As little closets expected to hold 10 or 12 people, elevators represent the triumph of necessity over comfort. Walking up twelve flights of stairs is a good workout. But no one wants to arrive at their business destination looking like they just finished the New York Marathon. So in the cramped space of the little vertical room eyes are averted to the ceiling, the poster advertising the restaurant in the lobby, or to a middle distance that is supposed to relieve others of the need to respond. It actually becomes harder to remain completely disengaged when only one or two are on an elevator. But there are safe tropes for a brief conversation that can help pass the time. Comments on the weather are usually safe, as are observations on how slow this particular version of the vertical room is. In a hotel, perhaps a timid query about where a co-passenger is from will work. But even that can tread near the borders of the acceptable. Not surprisingly, our comfort in these settings seems to be in direct proportion to the frequency of the experience. Living in the center of Chicago or New York, a person learns how to be a compatible stranger.
As the elevator went up the mood of the passengers inevitably went down.
A few years ago I was at a convention at a large urban hotel where the management thought it would be a good idea to include a small built-in television just above the elevator’s control panel. Strangers who stepped in had to be ready for more than a vertical ride. They were immediately thrust into the world of CNN, where a good day means covering a national or world crisis with live and often disturbing images of mayhem. On this occasion I recall a report focusing on community outrage over a police shooting. The story featured a home video of police beating and subduing two African American men. Gunshots followed and one of the men died.
Endlessly looping the footage of the attacks over audio discussions of excessive force had the effect of throwing many convention-goers out of their celebratory mood and into the much harder world of a socially polarized nation. As the elevator went up the mood of the passengers inevitably went down.
Here’s the interesting thing. The collection of individuals in the elevator became common witnesses to an ugly incident. And yet no one wanted to react; no one wanted to reveal themselves to strangers by overtly reacting to the report. Opinions remained too intimate to risk with this transitional group. Even so, our daily lives are not unlike this transitional moment. Like the tiny space that shuttles between floors, the pervasiveness of our media constantly deliver us to social situations which are not stable for very long. Media relentlessly push us into vastly different crises that are part of the human drama: some comforting and most disturbing.
Eating in an Amtrak dining car is as close as most of us will get to making contact with a random group of ordinary Americans.
Long-distance rail travel is another interesting case. The day of the long-distance passenger train has mostly passed in the United States. Even so, some travelers and a handful of trains remain.

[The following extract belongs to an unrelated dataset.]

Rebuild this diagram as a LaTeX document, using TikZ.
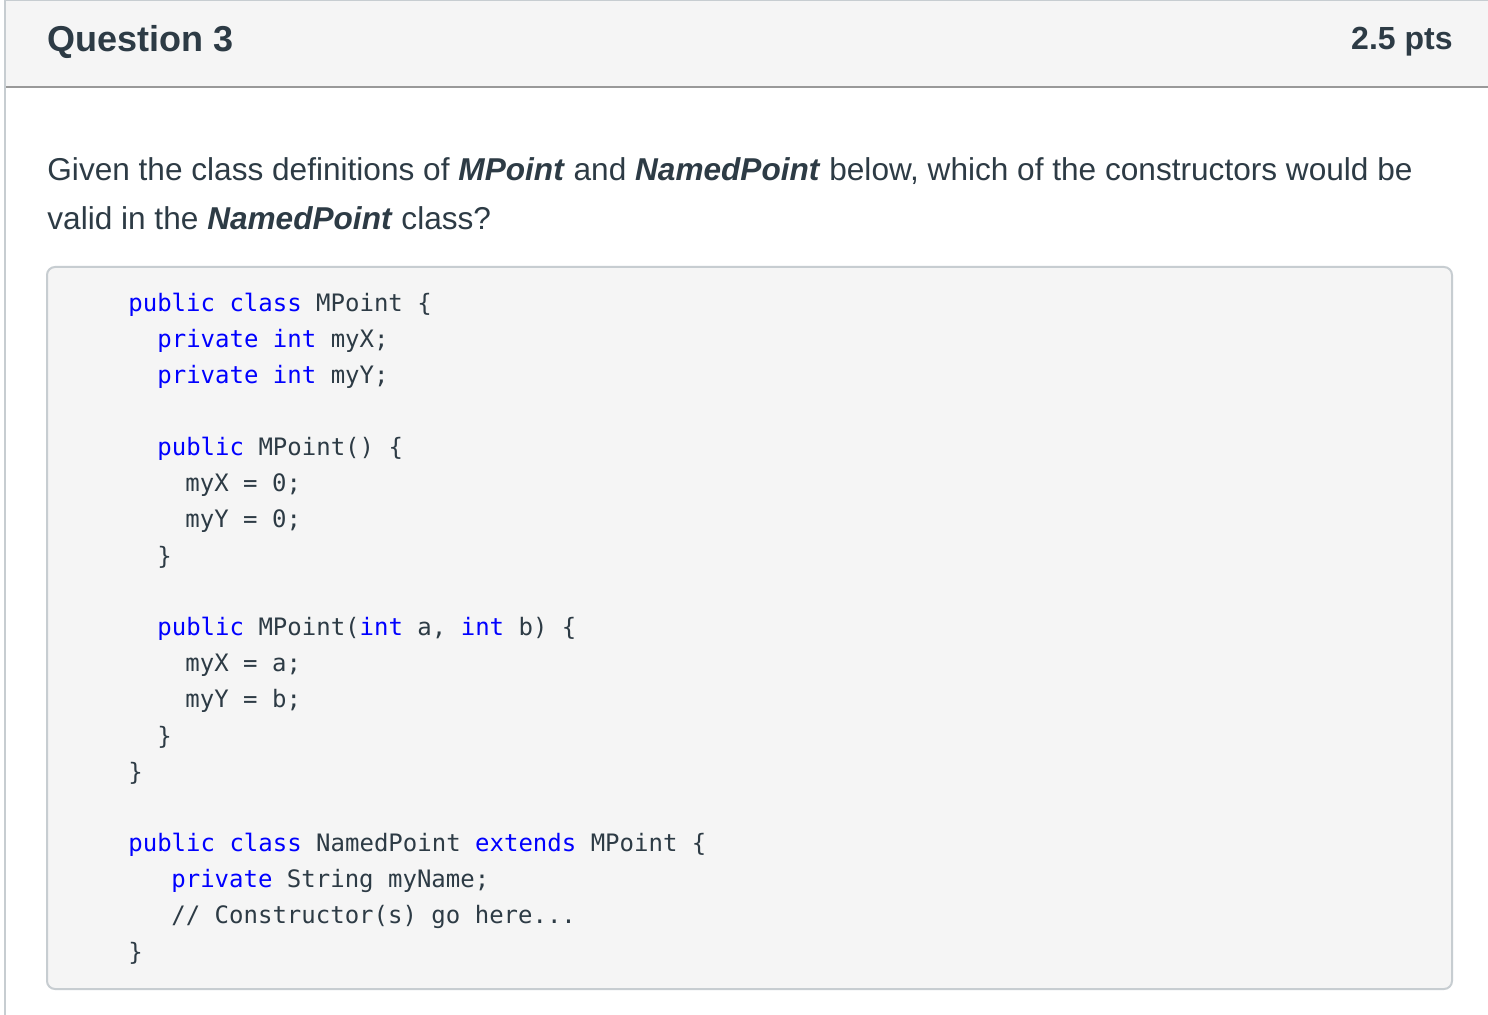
\documentclass[tikz,border=0pt]{standalone}
\usepackage{fontspec}
\setmainfont{Liberation Sans}
\setmonofont{DejaVu Sans Mono}
\definecolor{txt}{HTML}{2D3B45}
\definecolor{hdrbg}{HTML}{F5F5F5}
\definecolor{rule}{HTML}{C7CDD1}
\definecolor{kwblue}{HTML}{0000FF}
\newcommand{\kw}[1]{\textcolor{kwblue}{#1}}
\tikzset{
  codeline/.style={anchor=west, inner sep=0pt, text=txt, font=\fontsize{12}{14}\ttfamily},
  bodytext/.style={anchor=west, inner sep=0pt, text=txt, font=\fontsize{15.8}{19}\selectfont}
}
\begin{document}
\begin{tikzpicture}[x=0.5pt,y=-0.5pt]
  \useasboundingbox (0,0) rectangle (1488,1015);
  \fill[white] (0,0) rectangle (1488,1015);
  % header
  \fill[hdrbg] (5,0) rectangle (1488,87);
  \draw[rule, line width=1pt] (5,0) -- (1488,0);
  \draw[gray!80, line width=1pt] (5,87) -- (1488,87);
  \draw[rule, line width=1pt] (5,0) -- (5,1015);
  \node[bodytext, font=\fontsize{18}{22}\bfseries] (title) at (47,42) {Question 3};
  \node[bodytext, anchor=east, font=\fontsize{16}{20}\bfseries] (pts) at (1453,42) {2.5 pts};
  % question text
  \node[bodytext] (q1) at (47,171) {Given the class definitions of \textbf{\textit{MPoint}} and \textbf{\textit{NamedPoint}} below, which of the constructors would be};
  \node[bodytext] (q2) at (47,218) {valid in the \textbf{\textit{NamedPoint}} class?};
  % code box
  \draw[rule, fill=hdrbg, rounded corners=4pt, line width=1pt] (47,267) rectangle (1452,989);
  \node[codeline] (c1) at (128,305) {\kw{public} \kw{class} MPoint \{};
  \node[codeline] (c2) at (157,341) {\kw{private} \kw{int} myX;};
  \node[codeline] (c3) at (157,377) {\kw{private} \kw{int} myY;};
  \node[codeline] (c4) at (157,449) {\kw{public} MPoint() \{};
  \node[codeline] (c5) at (185,485) {myX = 0;};
  \node[codeline] (c6) at (185,521) {myY = 0;};
  \node[codeline] (c7) at (157,557) {\}};
  \node[codeline] (c8) at (157,629) {\kw{public} MPoint(\kw{int} a, \kw{int} b) \{};
  \node[codeline] (c9) at (185,665) {myX = a;};
  \node[codeline] (c10) at (185,701) {myY = b;};
  \node[codeline] (c11) at (157,737) {\}};
  \node[codeline] (c12) at (128,773) {\}};
  \node[codeline] (c13) at (128,845) {\kw{public} \kw{class} NamedPoint \kw{extends} MPoint \{};
  \node[codeline] (c14) at (171,881) {\kw{private} String myName;};
  \node[codeline] (c15) at (171,917) {// Constructor(s) go here...};
  \node[codeline] (c16) at (128,953) {\}};
\end{tikzpicture}
\end{document}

By custom, a single passenger eating in the dining car of a train will be asked to join others to make a table of four. Amtrak doesn’t accommodate the shy who want to eat alone. Perhaps no other social routine is so likely to throw a person into the intimacy of a shared meal with total strangers. And yet the experience can be surprisingly refreshing.
If most of us live in a bubble of like-minded friends, the dining car is easily going to pierce it. On a recent trip that included lunch and diner I met a clearly well-heeled woman from Virginia horse country returning home after a speech to a woman’s group. We sat across from a trucker from Elkhart Indiana who delivers buses all over the U.S. (and had to tell us about his $60,000-a-year salary). At other meals I met two retired professors from Berkeley on their way to see family members in Minnesota, a grizzled Florida retiree returning from a football game in Nebraska, and a perfectly dressed older woman off to see friends in the District of Columbia.
The rules of the table were always clear: references to hometowns, the lateness of the train, and dispersed families are all fair game. Politics, religion and other “third rail” topics are not. We also had the common experience of having hit a car just after midnight. It had died and been hastily abandoned on the tracks. So we compared notes on who had been able to sleep while fire crews pulled the impaled automobile off the front of the engine.
My experience is that Midwesterners sometimes go on for too long about the prospects of their city or college football teams. I usually return the favor by becoming loquacious about the surprising beauty of New Jersey. But there is a bigger lesson here. Spending time in these close quarters is usually reassuring. If we allow it, even this chance encounter can remind us of our shared and simple decency.